Muzamil then raises something he thinks is underexamined — the working father. Men in Pakistan come home after the child is already asleep. That absence is rarely discussed with the same weight as a mother’s. He does not resolve it. He just names it.

He also describes an observation from a trip to Turkey before his child was born — the way children there were out in public, on strollers, at the beach, without the constant anxiety that surrounds young children in Pakistan. And the contrast on the flight back: a grandmother, two children, a seven-year-old hitting a four-year-old, and no intervention. The point is not to shame anyone. It is to say that what children see modelled is what they carry forward. “Whatever we are feeding our children, they’re going to…”

Sheena finishes the thought in spirit, if not in words. The school cannot fix what the home breaks. But the home cannot fix what the school breaks either. They are the same system.

Pakistan in 2050

Muzamil closes, as he does with every guest, by asking how they see Pakistan in 2050. Sheena is measured. She sees awareness growing — among schools, among leaders — about what the real responsibilities are. She is not naively optimistic, but she is not without hope. “We will always go towards better.”

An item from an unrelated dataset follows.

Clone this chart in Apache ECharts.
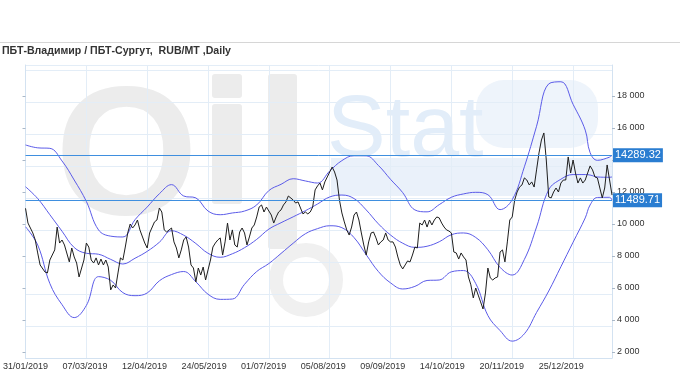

When pressed on what could hamper that trajectory, she is specific: women’s empowerment, and the need to identify Pakistan’s values clearly before trying to build structures around them. Not vague aspiration — identification first, then architecture.

It is a fitting note to end on. The whole conversation has been about the gap between what institutions say they are doing and what they are actually doing to the people inside them. Closing that gap, Sheena suggests, starts with honesty about what you believe and what you are willing to build.